SHENZHEN, China (Reuters) – The southern Chinese technology hub of Shenzhen, notorious for its long work hours, will become China’s first city to require that workers take paid leave, a move to help reduce burnout that may be replicated in other parts of the country.
From next year, employers must “strictly implement” paid leave, so that those “with a heavy mental and physical workload can avoid excessive burnout,” according to regulations approved in October and recently explained by the city’s work committee, the government-backed Shenzhen News reported on Tuesday.
Paid leave varies but usually employees get five days off after one year of working. While the leave is written into China’s labour laws, enforcement is often lax and ignored by employers.
Hours are gruelling in the Chinese tech sector, where “996” culture, which refers to working from 9 a.m. to 9 p.m., six days a week, is often celebrated.
Alibaba Group Holding’s <9988.HK> boss Jack Ma faced a backlash last year after writing a blog post praising 996 culture as a “huge blessing”. He later made a public U-turn.
In Shenzhen, home to tech giants including Huawei Technologies Co [HWT.UL], Tencent Holdings <0700.HK>, SZ DJI Technology Co Ltd, 996 culture is prevalent.
The Shenzhen government said in June that upcoming health regulation reforms would set an example for the rest of China.

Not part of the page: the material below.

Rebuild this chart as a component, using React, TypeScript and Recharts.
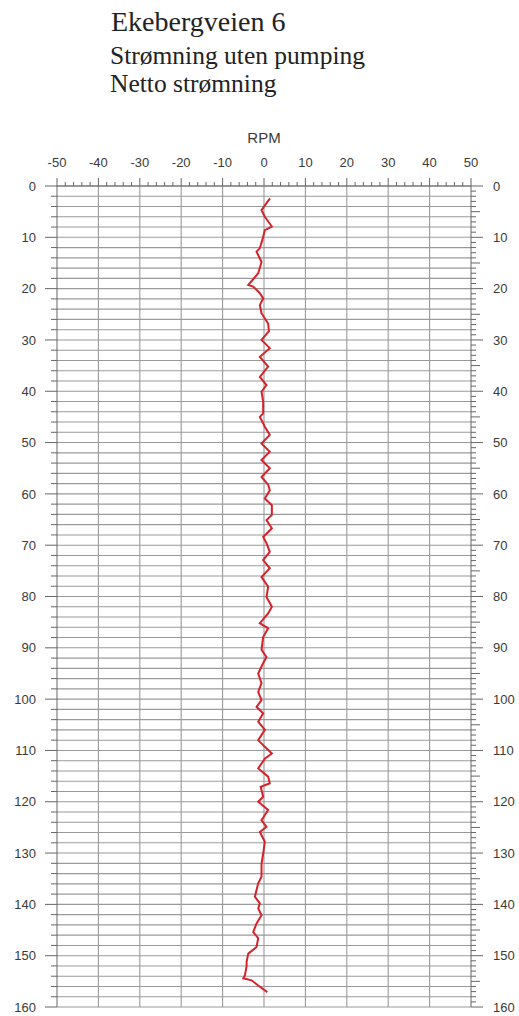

The document did not specify how many days of paid leave would be enforced under the rule which applies to “staff”, with the status of contractors less clear. In addition to paid leave, employees get time off during the Lunar New Year and National holiday weeks in October.
Several Shenzhen tech workers welcomed the rules, but remained doubtful they could be enforced.

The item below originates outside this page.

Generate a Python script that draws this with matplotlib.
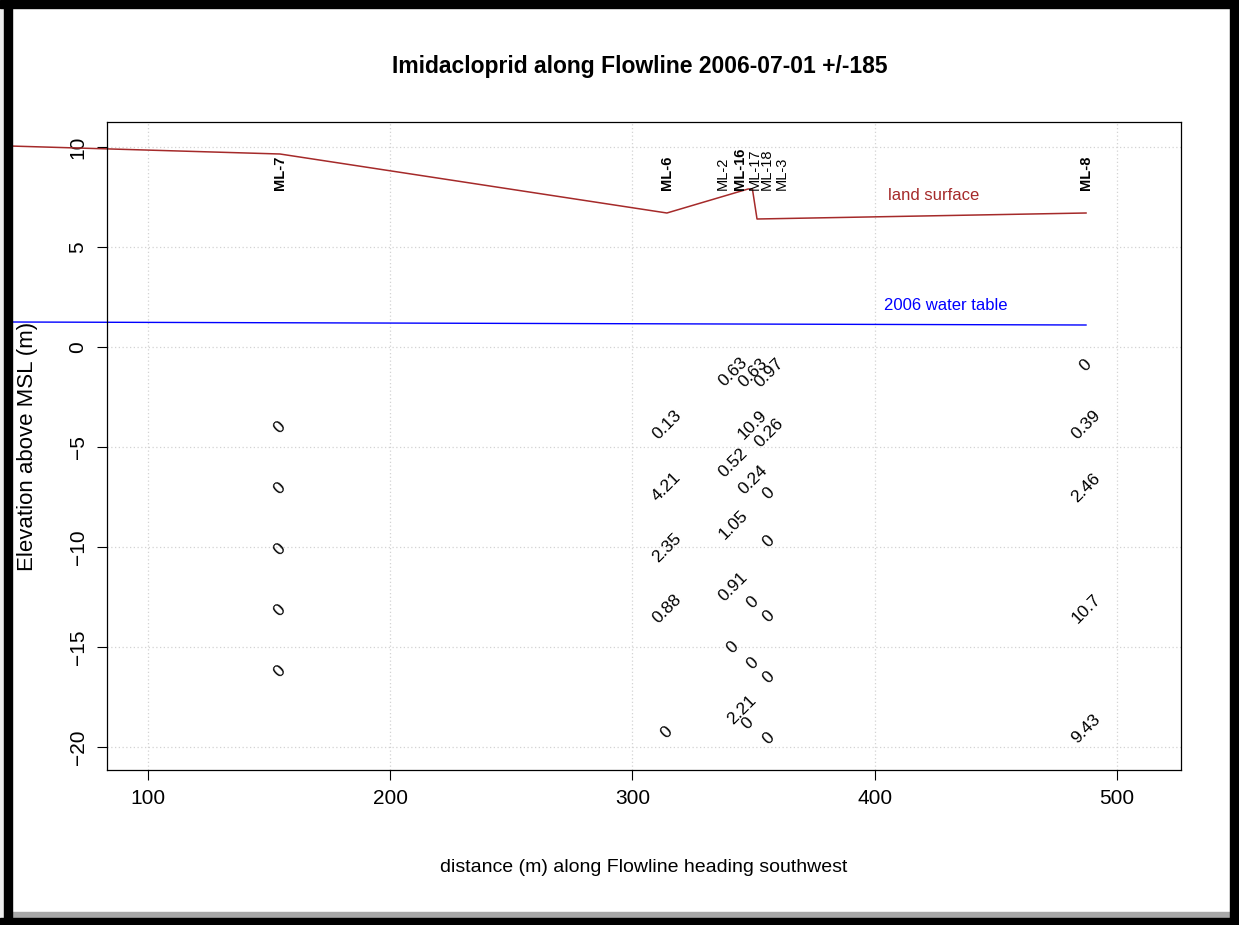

“In many cases, I’m working overtime because there are too many things to do,” said Wen, who is currently employed by a handset maker and used to work at Tencent. “It can be said to some extent I ‘voluntarily’ work overtime.”
Last month, President Xi Jinping visited to mark the 40th anniversary of the city’s Special Economic Zone and Shenzhen was granted greater autonomy to pilot market reforms.